Australian rules footballer and coach

Thomas James Quinn (11 August 1908 - 11 November 1969) was a leading Australian rules footballer of the 1920s and 1930s, playing for Port Adelaide Football Club and Geelong Football Club.

Born in Birkenhead, South Australia, the son of former Port Adelaide captain John Quinn, Sr. and the older brother of dual Magarey Medallist Bob, Quinn showed aptitude for football from a young age, and standing 170 cm tall and built like a tank, Quinn made his South Australian National Football League (SANFL) debut for Port as a rover in 1928. Quinn immediately made his mark, becoming a key member of the 1928 Port premiership team. Quinn played 59 matches for Port in three seasons plus six for South Australia before finding himself unemployed in the wake of the Great Depression.

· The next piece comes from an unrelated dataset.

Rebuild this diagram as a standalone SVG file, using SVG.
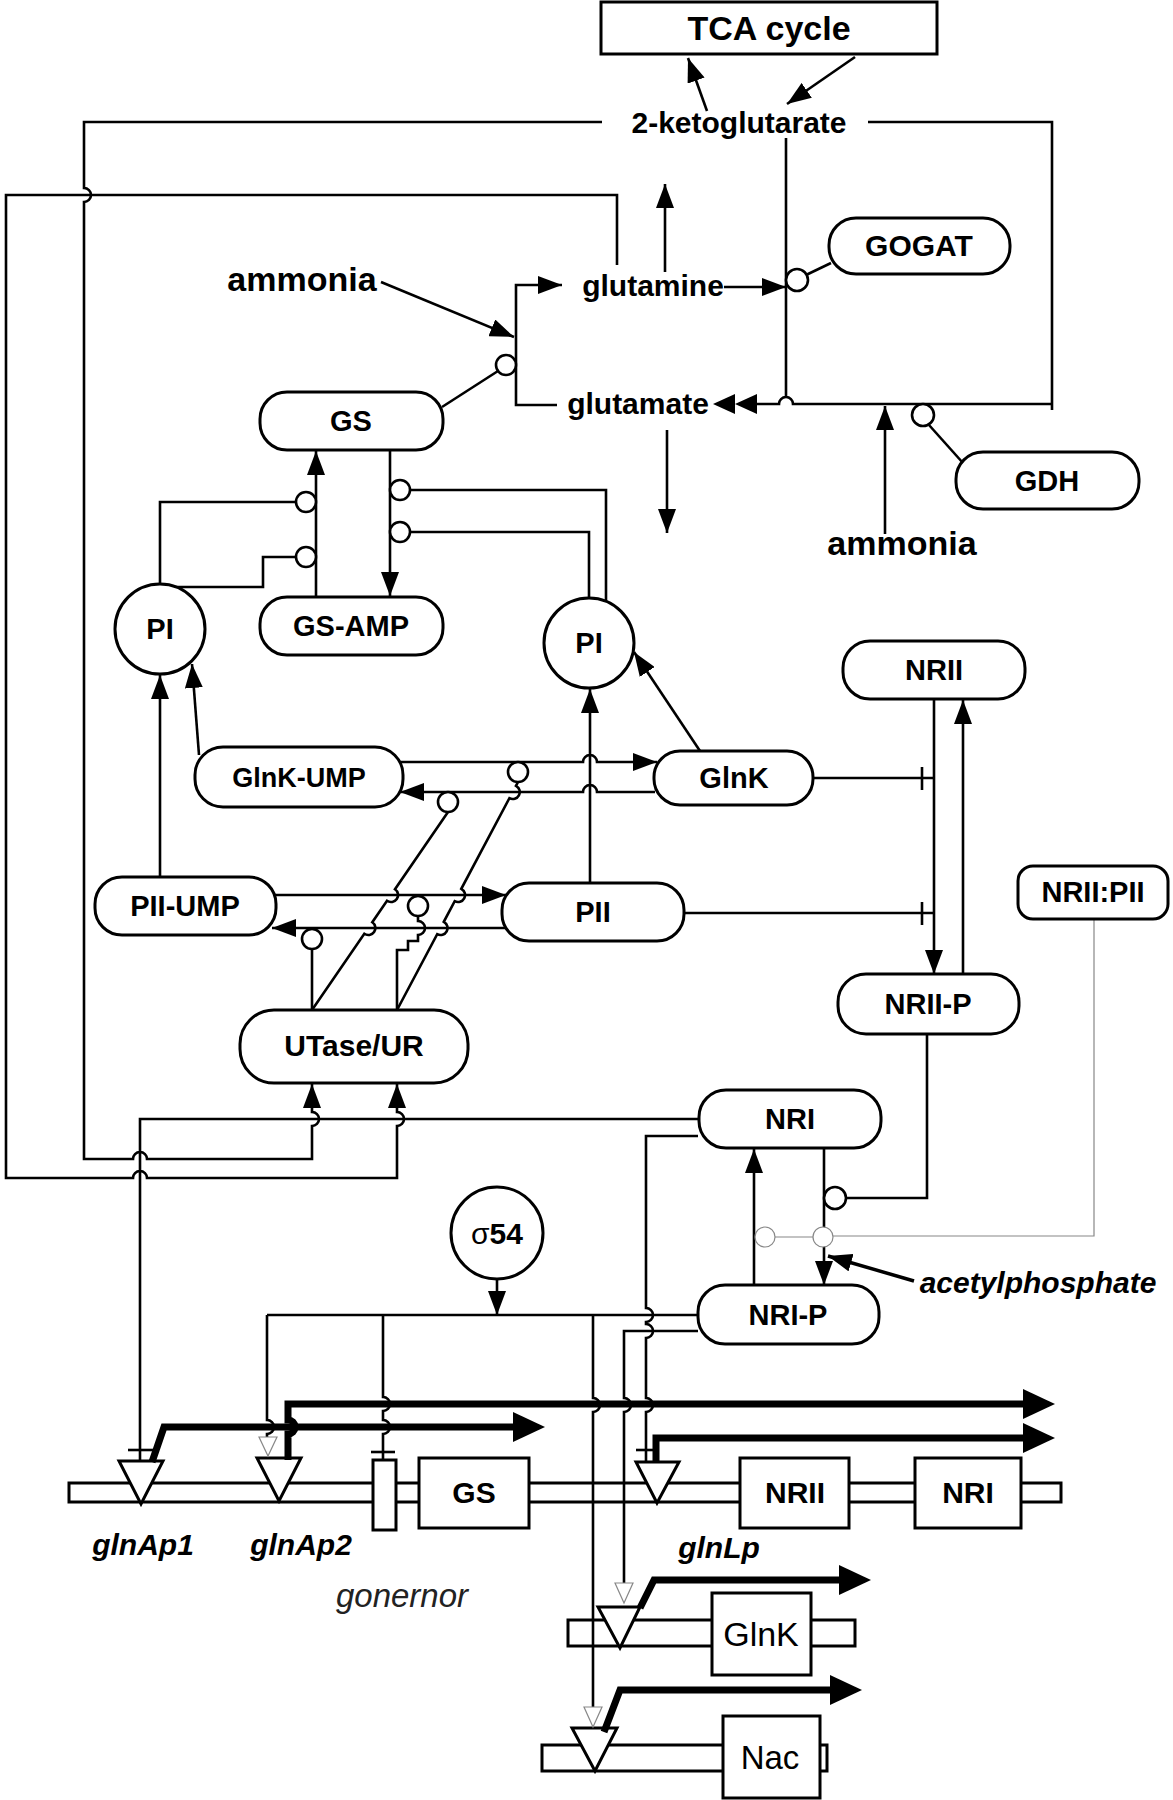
<svg xmlns="http://www.w3.org/2000/svg" width="1173" height="1800" viewBox="0 0 1173 1800">
<style>
.n{fill:#fff;stroke:#000;stroke-width:3}
.t{font-family:"Liberation Sans",Arial,sans-serif;font-weight:bold;font-size:29px;text-anchor:middle;fill:#000}
.r{font-family:"Liberation Sans",Arial,sans-serif;font-size:33px;text-anchor:middle;fill:#000}
.l{fill:none;stroke:#000;stroke-width:2.6}
.a{marker-end:url(#ah)}
.k{fill:none;stroke:#000;stroke-width:7;marker-end:url(#ak)}
.g{fill:#fff;stroke:#888;stroke-width:1.2}
.gl{fill:none;stroke:#888;stroke-width:1.2}
.c{fill:#fff;stroke:#000;stroke-width:2.6}
</style>
<defs>
<marker id="ah" viewBox="0 0 24 18" refX="24" refY="9" markerWidth="24" markerHeight="18" orient="auto" markerUnits="userSpaceOnUse"><path d="M0,0L24,9L0,18z"/></marker>
<marker id="ak" viewBox="0 0 32 30" refX="1" refY="15" markerWidth="32" markerHeight="30" orient="auto" markerUnits="userSpaceOnUse"><path d="M0,0L32,15L0,30z"/></marker>
</defs>
<rect width="1173" height="1800" fill="#fff"/>

<g id="genes">
<rect class="n" x="69" y="1483" width="992" height="19"/>
<rect class="n" x="373" y="1460" width="23" height="70"/>
<rect class="n" x="419" y="1458" width="110" height="70"/>
<text class="t" x="474" y="1503" style="font-size:30px">GS</text>
<rect class="n" x="740" y="1458" width="109" height="70"/>
<text class="t" x="795" y="1503" style="font-size:30px">NRII</text>
<rect class="n" x="915" y="1458" width="106" height="70"/>
<text class="t" x="968" y="1503" style="font-size:30px">NRI</text>
<polygon class="n" points="119,1461 163,1461 141,1504"/>
<polygon class="n" points="257,1458 301,1458 279,1501"/>
<polygon class="n" points="636,1462 679,1462 657,1503"/>
<rect class="n" x="568" y="1620" width="287" height="26"/>
<rect class="n" x="712" y="1593" width="99" height="82"/>
<text class="r" x="761" y="1646" style="font-size:34px">GlnK</text>
<polygon class="n" points="598,1607 640,1607 620,1648"/>
<rect class="n" x="542" y="1745" width="285" height="26"/>
<rect class="n" x="723" y="1716" width="97" height="82"/>
<text class="r" x="770" y="1769">Nac</text>
<polygon class="n" points="572,1728 617,1728 595,1771"/>
<text class="t" x="143" y="1555" style="font-size:30px;font-style:italic">glnAp1</text>
<text class="t" x="301" y="1555" style="font-size:30px;font-style:italic">glnAp2</text>
<text class="t" x="719" y="1558" style="font-size:30px;font-style:italic">glnLp</text>
<text class="r" x="402" y="1607" style="font-style:italic;fill:#222">gonernor</text>
</g>

<g id="connectors">
<path class="l a" d="M707,111 L688,58"/>
<path class="l a" d="M855,57 L787,104"/>
<path class="l" d="M868,122 H1052 V410"/>
<path class="l" d="M786,138 V397"/>
<path class="l" d="M1052,404 H793 A7,7 0 0 0 779,404 H757"/>
<polygon points="713,404 735,394 735,414"/>
<polygon points="735,404 757,394 757,414"/>
<path class="l a" d="M885,534 V406"/>
<path class="l" d="M929,425 L963,463"/>
<circle class="c" cx="923" cy="415" r="11"/>
<path class="l a" d="M724,287 H786"/>
<path class="l" d="M806,275 L831,263"/>
<circle class="c" cx="797" cy="280" r="11"/>
<path class="l a" d="M665,272 V184"/>
<path class="l a" d="M667,430 V533"/>
<path class="l a" d="M557,405 H516 V285 H562"/>
<path class="l a" d="M381,282 L514,337"/>
<path class="l" d="M442,407 L498,371"/>
<circle class="c" cx="506" cy="365" r="10"/>

<path class="l a" d="M602,122 H84 V188 A7,7 0 0 1 84,202 V1159 H133 A7,7 0 0 1 147,1159 H312 V1126 A7,7 0 0 0 312,1112 V1084"/>
<path class="l a" d="M617,265 V195 H6 V1178 H133 A7,7 0 0 1 147,1178 H397 V1126 A7,7 0 0 0 397,1112 V1084"/>

<path class="l a" d="M316,597 V451"/>
<path class="l a" d="M390,450 V596"/>
<path class="l" d="M160,584 V502 H296"/>
<path class="l" d="M174,587 H263 V557 H296"/>
<path class="l" d="M589,598 V532 H410"/>
<path class="l" d="M606,602 V490 H410"/>
<circle class="c" cx="306" cy="502" r="10"/>
<circle class="c" cx="306" cy="557" r="10"/>
<circle class="c" cx="400" cy="490" r="10"/>
<circle class="c" cx="400" cy="532" r="10"/>

<path class="l a" d="M160,877 V675"/>
<path class="l a" d="M199,755 L192,664"/>
<path class="l a" d="M700,751 L634,652"/>
<path class="l a" d="M590,883 V689"/>

<path class="l a" d="M398,762 H583 A7,7 0 0 1 597,762 H657"/>
<path class="l a" d="M655,792 H597 A7,7 0 0 0 583,792 H400"/>
<circle class="c" cx="518" cy="772" r="10"/>
<circle class="c" cx="448" cy="802" r="10"/>

<path class="l a" d="M274,895 H506"/>
<path class="l a" d="M506,928 H272"/>
<path class="l" d="M312,1010 V949"/>
<path class="l" d="M312,1010 L364.3,933.8 A7,7 0 0 0 372.3,922.2 L387,900.8 A7,7 0 0 0 395,889.2 L448,812"/>
<path class="l" d="M397,1010 V950 H408 V941 H418 V935 A7,7 0 0 0 418,921 V916"/>
<path class="l" d="M397,1010 L437.2,934.2 A7,7 0 0 0 443.8,921.8 L454.7,901.2 A7,7 0 0 0 461.3,888.8 L509.4,798.2 A7,7 0 0 0 516,785.8 L518,782"/>
<circle class="c" cx="418" cy="906" r="10"/>
<circle class="c" cx="312" cy="939" r="10"/>

<path class="l" d="M813,778 H934"/>
<path class="l" d="M922,767 V790"/>
<path class="l" d="M684,913 H934"/>
<path class="l" d="M922,902 V925"/>
<path class="l a" d="M934,699 V974"/>
<path class="l a" d="M963,974 V700"/>

<path class="gl" d="M1094,919 V1236 H833"/>
<path class="gl" d="M775,1237 H813"/>
<path class="l" d="M927,1034 V1198 H846"/>
<path class="l a" d="M824,1148 V1285"/>
<path class="l a" d="M754,1285 V1149"/>
<circle class="c" cx="835" cy="1198" r="11"/>
<circle class="g" cx="765" cy="1237" r="10"/>
<circle class="g" cx="823" cy="1237" r="10"/>
<path class="l a" d="M914,1281 L828,1256" style="stroke-width:3.5"/>

<path class="l" d="M698,1119 H140 V1461"/>
<path class="l" d="M128,1450 H154"/>
<path class="l a" d="M497,1279 V1315"/>
<path class="l" d="M267,1315 H697"/>
<path class="l" d="M267,1315 V1420 A7,7 0 0 1 267,1434 V1437"/>
<polygon class="g" points="259,1437 277,1437 268,1456"/>
<path class="l" d="M383,1315 V1397 A7,7 0 0 1 383,1411 V1420 A7,7 0 0 1 383,1434 V1460"/>
<path class="l" d="M371,1452 H395"/>
<path class="l" d="M593,1315 V1398 A7,7 0 0 1 593,1412 V1707"/>
<polygon class="g" points="584,1707 602,1707 593,1727"/>
<path class="l" d="M698,1136 H646 V1308 A7,7 0 0 1 646,1322 V1324 A7,7 0 0 1 646,1338 V1398 A7,7 0 0 1 646,1412 V1462"/>
<path class="l" d="M636,1450 H656"/>
<path class="l" d="M698,1331 H624 V1398 A7,7 0 0 1 624,1412 V1583"/>
<polygon class="g" points="615,1583 633,1583 624,1603"/>

<path class="k" d="M152,1462 L164,1427 H514"/>
<path class="k" d="M288,1460 V1434 A7,7 0 0 0 288,1420 V1404 H1024"/>
<path class="k" d="M656,1462 V1438 H1024"/>
<path class="k" d="M640,1608 L654,1580 H840"/>
<path class="k" d="M604,1732 L620,1690 H831"/>
</g>

<g id="tca"><rect class="n" x="601" y="2" width="336" height="52"/><text class="t" x="769" y="40" style="font-size:34px">TCA cycle</text></g>
<g id="ketoglutarate"><text class="t" x="739" y="133" style="font-size:30px">2-ketoglutarate</text></g>
<g id="glutamine"><text class="t" x="653" y="296" style="font-size:30px">glutamine</text></g>
<g id="glutamate"><text class="t" x="638" y="414" style="font-size:30px">glutamate</text></g>
<g id="ammonia1"><text class="t" x="302" y="291" style="font-size:34px">ammonia</text></g>
<g id="ammonia2"><text class="t" x="902" y="555" style="font-size:34px">ammonia</text></g>
<g id="acetylphosphate"><text class="t" x="1038" y="1293" style="font-size:30px;font-style:italic">acetylphosphate</text></g>

<g id="gogat"><rect class="n" x="829" y="218" width="181" height="56" rx="27"/><text class="t" x="919" y="256" style="font-size:30px">GOGAT</text></g>
<g id="gdh"><rect class="n" x="956" y="452" width="183" height="57" rx="27"/><text class="t" x="1047" y="491">GDH</text></g>
<g id="gs"><rect class="n" x="260" y="392" width="183" height="58" rx="27"/><text class="t" x="351" y="431">GS</text></g>
<g id="gsamp"><rect class="n" x="260" y="597" width="183" height="58" rx="27"/><text class="t" x="351" y="636">GS-AMP</text></g>
<g id="pi1"><circle class="n" cx="160" cy="629" r="45"/><text class="t" x="160" y="639">PI</text></g>
<g id="pi2"><circle class="n" cx="589" cy="643" r="45"/><text class="t" x="589" y="653">PI</text></g>
<g id="glnkump"><rect class="n" x="195" y="747" width="208" height="60" rx="28"/><text class="t" x="299" y="787" style="font-size:27px">GlnK-UMP</text></g>
<g id="glnk"><rect class="n" x="654" y="751" width="159" height="54" rx="26"/><text class="t" x="734" y="788">GlnK</text></g>
<g id="piiump"><rect class="n" x="95" y="877" width="181" height="58" rx="27"/><text class="t" x="185" y="916">PII-UMP</text></g>
<g id="pii"><rect class="n" x="502" y="883" width="182" height="58" rx="27"/><text class="t" x="593" y="922">PII</text></g>
<g id="utase"><rect class="n" x="240" y="1010" width="228" height="73" rx="34"/><text class="t" x="354" y="1056" style="font-size:30px">UTase/UR</text></g>
<g id="nrii"><rect class="n" x="843" y="641" width="182" height="58" rx="27"/><text class="t" x="934" y="680">NRII</text></g>
<g id="niip"><rect class="n" x="838" y="974" width="181" height="60" rx="28"/><text class="t" x="928" y="1014">NRII-P</text></g>
<g id="nriipii"><rect class="n" x="1018" y="866" width="150" height="53" rx="15"/><text class="t" x="1093" y="902">NRII:PII</text></g>
<g id="nri"><rect class="n" x="699" y="1090" width="182" height="58" rx="27"/><text class="t" x="790" y="1129">NRI</text></g>
<g id="nrip"><rect class="n" x="698" y="1285" width="181" height="59" rx="27"/><text class="t" x="788" y="1325">NRI-P</text></g>
<g id="sigma54"><circle class="n" cx="497" cy="1233" r="46"/><text class="t" x="497" y="1244" style="font-size:30px"><tspan style="font-weight:normal">σ</tspan>54</text></g>
</svg>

Quinn had attracted interest from Victorian Football League (VFL) clubs at the 1930 Adelaide Carnival with his performances for South Australia, and when Geelong offered Quinn employment with the Ford Motor Company, a club sponsor, as a machine operator, Quinn leapt at the opportunity and transferred to Geelong for the 1931 VFL season. Gaining the nickname "Maggie" for his Port Adelaide heritage, Quinn immediately proved a success in the VFL, being a key player in Geelong's 1931 premiership team and became a firm favorite with Geelong fans.

Quinn won Geelong's best and fairest awards in 1936 and 1937 and was appointed club vice-captain for the 1937 season, captaining Geelong for seven matches when captain Reg Hickey was injured. Quinn capped off 1937 with a best on ground performance in Geelong's 1937 Grand Final win, gaining 31 possessions and six marks in a performance considered "completely error free".

Quinn retired early in the 1940 season after having been dropped to the reserves. He had played 168 games for Geelong, kicking 169 goals. In 1946 Quinn was appointed coach of Geelong but was sacked from the position at the end of the 1948 season after failing to raise Geelong above 7th place.

In 2001 Quinn was selected as an Emergency in Geelong's official 'Team of the Century'.